The findings, published in the esteemed journal Nature, detail a device that utilizes solid-state elastocaloric refrigeration technology. Unlike conventional freezing methods that rely on vapor compression cooling and harmful refrigerants, this new technology offers a zero-emission alternative. As global warming intensifies, the demand for effective freezing solutions continues to rise, contributing significantly to global energy consumption.
The research team, led by Prof. SUN Qingping, Chair Professor at the Department of Mechanical and Aerospace Engineering at HKUST, explored various materials and design structures to achieve this breakthrough. Their work highlights the potential for elastocaloric cooling to disrupt traditional refrigeration practices, which are responsible for approximately 27% of global Hydrofluorocarbon (HFC) emissions, equating to around 330 million tons of CO2 equivalent annually.
Innovative Design Features
The elastocaloric freezing device incorporates several advanced features. At its core is a super-elastic alloy made from a low-transition-temperature nickel-titanium (NiTi) alloy. This material maintains exceptional super-elasticity and a significant latent heat even at temperatures as low as -20°C. The device achieves a peak adiabatic temperature change of 16.3°C at 0°C, demonstrating its effectiveness in sub-zero conditions.
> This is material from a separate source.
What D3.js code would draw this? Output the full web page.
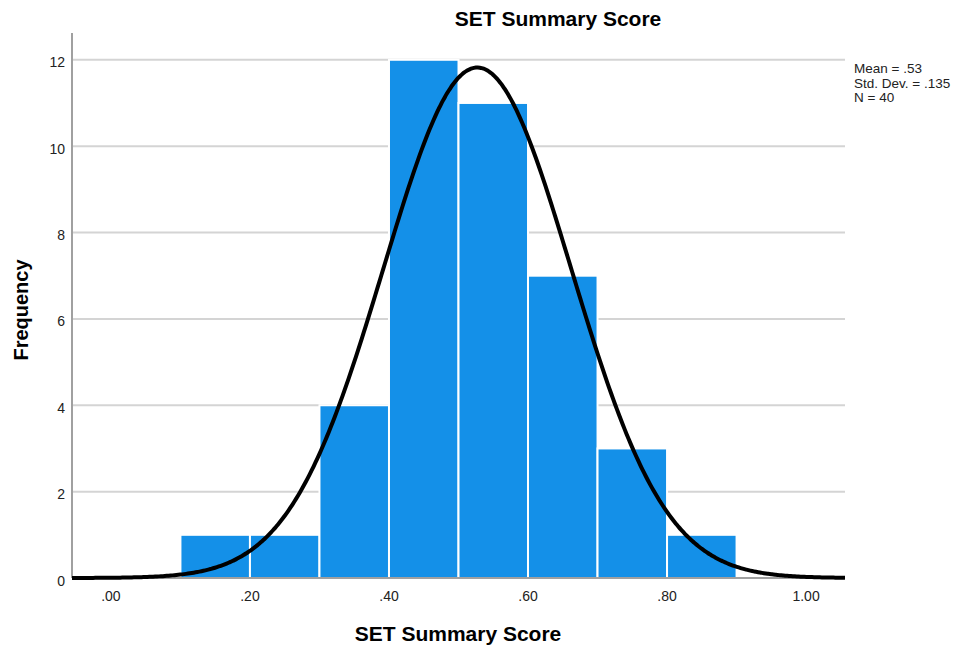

The technology further employs a freezing-resistant heat transfer fluid, specifically a 30wt% aqueous calcium chloride solution. This fluid remains fluid in sub-zero conditions and enhances heat exchange efficiency due to its favorable wettability on the NiTi surface. Additionally, the device features a cascaded tubular architecture that operates on a compression-based active Brayton cycle, consisting of eight cascaded units, each with three thin-walled NiTi tubes.
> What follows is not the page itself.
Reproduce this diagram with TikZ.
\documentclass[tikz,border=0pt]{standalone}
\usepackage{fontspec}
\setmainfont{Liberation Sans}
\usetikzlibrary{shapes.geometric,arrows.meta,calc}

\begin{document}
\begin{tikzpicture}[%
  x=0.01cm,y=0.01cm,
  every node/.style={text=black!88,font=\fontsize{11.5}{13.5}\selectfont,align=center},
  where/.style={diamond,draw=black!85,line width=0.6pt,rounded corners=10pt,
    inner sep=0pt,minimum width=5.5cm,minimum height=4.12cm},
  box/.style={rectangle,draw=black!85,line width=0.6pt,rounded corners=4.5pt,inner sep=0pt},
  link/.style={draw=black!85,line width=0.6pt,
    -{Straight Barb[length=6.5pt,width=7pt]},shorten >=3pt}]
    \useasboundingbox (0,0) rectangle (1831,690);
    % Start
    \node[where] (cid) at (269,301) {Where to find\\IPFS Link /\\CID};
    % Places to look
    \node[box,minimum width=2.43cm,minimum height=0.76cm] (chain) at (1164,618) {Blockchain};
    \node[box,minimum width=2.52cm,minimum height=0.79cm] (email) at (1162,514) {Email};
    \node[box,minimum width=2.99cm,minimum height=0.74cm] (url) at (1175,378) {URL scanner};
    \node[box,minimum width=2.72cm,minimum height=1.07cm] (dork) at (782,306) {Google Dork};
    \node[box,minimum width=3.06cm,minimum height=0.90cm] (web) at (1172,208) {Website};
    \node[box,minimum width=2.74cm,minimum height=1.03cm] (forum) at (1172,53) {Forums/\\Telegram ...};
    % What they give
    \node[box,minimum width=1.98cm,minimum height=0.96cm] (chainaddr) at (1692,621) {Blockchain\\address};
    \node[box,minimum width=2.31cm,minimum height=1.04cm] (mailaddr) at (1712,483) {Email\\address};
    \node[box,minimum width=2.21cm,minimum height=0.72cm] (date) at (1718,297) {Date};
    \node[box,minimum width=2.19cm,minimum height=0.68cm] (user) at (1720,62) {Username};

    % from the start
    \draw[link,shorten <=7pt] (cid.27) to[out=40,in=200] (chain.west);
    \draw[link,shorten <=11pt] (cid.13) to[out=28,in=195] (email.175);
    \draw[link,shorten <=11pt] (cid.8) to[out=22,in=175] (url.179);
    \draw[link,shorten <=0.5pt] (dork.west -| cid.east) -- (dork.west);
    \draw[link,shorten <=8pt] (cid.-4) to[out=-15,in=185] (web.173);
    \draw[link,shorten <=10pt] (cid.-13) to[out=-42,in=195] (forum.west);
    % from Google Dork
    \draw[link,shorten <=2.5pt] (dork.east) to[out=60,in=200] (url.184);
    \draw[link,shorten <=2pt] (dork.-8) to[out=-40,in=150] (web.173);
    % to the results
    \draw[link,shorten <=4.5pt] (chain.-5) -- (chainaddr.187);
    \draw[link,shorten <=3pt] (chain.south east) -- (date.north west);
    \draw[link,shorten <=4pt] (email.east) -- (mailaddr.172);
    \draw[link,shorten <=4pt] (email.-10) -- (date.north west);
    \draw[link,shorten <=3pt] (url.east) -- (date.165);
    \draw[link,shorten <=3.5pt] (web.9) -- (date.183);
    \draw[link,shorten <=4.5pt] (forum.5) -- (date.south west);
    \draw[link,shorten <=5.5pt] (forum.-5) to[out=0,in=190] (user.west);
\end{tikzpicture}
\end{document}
This innovative design allows the device to achieve a cold-source temperature of -12°C from a room-temperature heat sink of 24°C, establishing a temperature lift of 36°C. In practical tests, the device successfully cooled an insulated chamber to a stable -4°C within 60 minutes and froze 20 ml of distilled water into ice in just two hours.
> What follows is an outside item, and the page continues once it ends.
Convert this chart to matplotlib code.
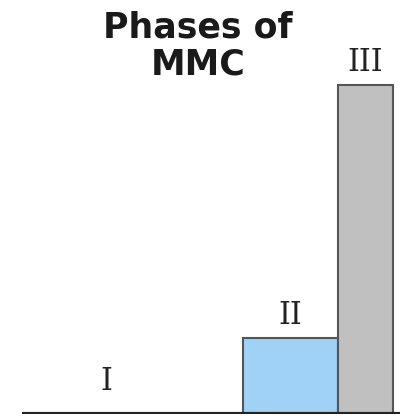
import matplotlib
matplotlib.use("Agg")
import matplotlib.pyplot as plt

phases = ["I", "II", "III"]
starts = [0, 221, 316]          # phase start (arbitrary time units)
durations = [221, 95, 55]       # phase duration
activity = [0, 23, 100]         # contractile activity (relative)
colors = ["#ffffff", "#9fd2f6", "#c0c0c0"]
label_frac = [0.38, 0.5, 0.5]   # label position along each phase
title = "Phases of\nMMC"

fig = plt.figure(figsize=(4.05, 4.18), dpi=100)
ax = fig.add_axes([22/405, 4/418, 378/405, 410/418])
ymax = 100 * 410 / 329
px = ymax / 410

for p, s, d, a, c, f in zip(phases, starts, durations, activity, colors, label_frac):
    if a > 0:
        ax.bar(s, a, width=d, align="edge", color=c, edgecolor="#555555",
               linewidth=1.5, zorder=2)
    off = 14 * px if a > 0 else 24 * px
    ax.text(s + d * f, a + off, p, ha="center", va="baseline",
            family="DejaVu Serif", fontsize=22, color="#222222")

ax.set_xlim(0, 378)
ax.set_ylim(0, ymax)
ax.axhline(0, color="#222222", linewidth=3, zorder=3)
for s in ax.spines.values():
    s.set_visible(False)
ax.set_xticks([])
ax.set_yticks([])

fig.text(198/405, 1 - 46/418, title, ha="center", va="center",
         family="DejaVu Sans", fontweight="bold", fontsize=25,
         linespacing=1.1, color="#1a1a1a")

fig.savefig("out.png", dpi=100)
Implications for Climate Action
The potential impact of this technology on climate change mitigation is substantial. As global regulations on HFCs become more stringent, the transition to zero-emission refrigeration solutions is critical. According to Prof. SUN, “This achievement demonstrates the potential for large-scale application of elastocaloric freezing technology. We are collaborating with industry to drive its commercialization.”
Prof. LU Mengqian, Director of the HKUST Otto Poon Center for Climate Resilience and Sustainability, emphasized the significance of this advancement in addressing the urgent need for sustainable freezing solutions. “This groundbreaking advancement in elastocaloric freezing technology represents a significant step forward in our fight against climate change,” Prof. LU stated.
The research was supported by the Strategic Topics Grant and General Research Fund of the Hong Kong Research Grants Council, as well as initiatives in collaboration with Shenzhen-Hong Kong. This milestone marks the second time the research team has published work in Nature within a year, following an earlier publication in February 2025 focusing on achieving kilowatt-scale elastocaloric cooling.
As the exploration of elastocaloric cooling continues, researchers at HKUST are committed to optimizing system efficiency and cost-effectiveness, which will be crucial for the successful implementation of this technology in the global freezing market.